MATERIAL PROVIDED:
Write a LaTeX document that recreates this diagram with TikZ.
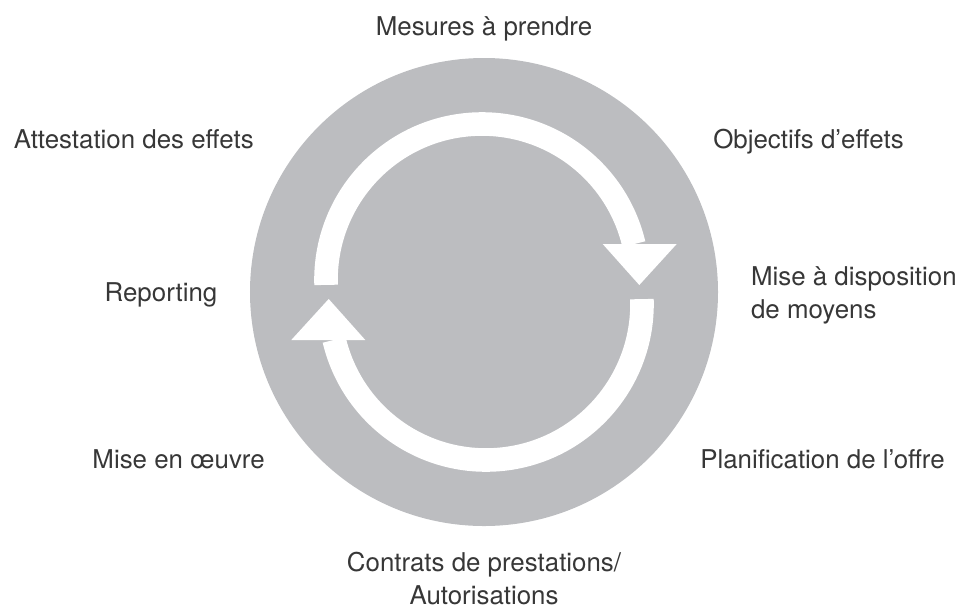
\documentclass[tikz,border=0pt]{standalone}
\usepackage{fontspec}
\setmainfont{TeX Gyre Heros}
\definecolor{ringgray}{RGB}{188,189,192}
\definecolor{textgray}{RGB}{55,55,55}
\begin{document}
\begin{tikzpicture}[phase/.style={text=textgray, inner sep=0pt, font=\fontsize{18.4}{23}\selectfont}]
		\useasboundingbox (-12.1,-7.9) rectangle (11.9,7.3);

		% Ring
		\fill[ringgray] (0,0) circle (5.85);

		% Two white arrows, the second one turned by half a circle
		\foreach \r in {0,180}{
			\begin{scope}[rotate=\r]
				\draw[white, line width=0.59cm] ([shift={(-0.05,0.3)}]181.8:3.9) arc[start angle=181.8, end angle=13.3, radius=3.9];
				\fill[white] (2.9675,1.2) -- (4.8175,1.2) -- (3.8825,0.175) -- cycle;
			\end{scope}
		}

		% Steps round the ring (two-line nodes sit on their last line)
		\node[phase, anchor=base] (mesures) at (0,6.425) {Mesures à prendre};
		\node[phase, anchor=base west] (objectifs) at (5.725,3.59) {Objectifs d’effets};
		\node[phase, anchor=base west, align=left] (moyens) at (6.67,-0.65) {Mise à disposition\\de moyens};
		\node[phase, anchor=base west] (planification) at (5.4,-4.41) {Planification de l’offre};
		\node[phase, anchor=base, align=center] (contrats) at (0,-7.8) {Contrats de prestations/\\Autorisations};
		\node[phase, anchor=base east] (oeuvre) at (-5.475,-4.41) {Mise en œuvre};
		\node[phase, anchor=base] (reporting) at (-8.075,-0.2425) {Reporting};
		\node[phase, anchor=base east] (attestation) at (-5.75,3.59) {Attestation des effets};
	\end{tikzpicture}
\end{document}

TASK: Take the lines from the start of the material to the line with "(0,0) circle (5.85);", both included, and transcribe them exactly without the pictures.

REPLY TO THE EXERCISE:
Write a LaTeX document that recreates this diagram with TikZ.
\documentclass[tikz,border=0pt]{standalone}
\usepackage{fontspec}
\setmainfont{TeX Gyre Heros}
\definecolor{ringgray}{RGB}{188,189,192}
\definecolor{textgray}{RGB}{55,55,55}
\begin{document}
\begin{tikzpicture}[phase/.style={text=textgray, inner sep=0pt, font=\fontsize{18.4}{23}\selectfont}]
		\useasboundingbox (-12.1,-7.9) rectangle (11.9,7.3);

		% Ring
		\fill[ringgray] (0,0) circle (5.85);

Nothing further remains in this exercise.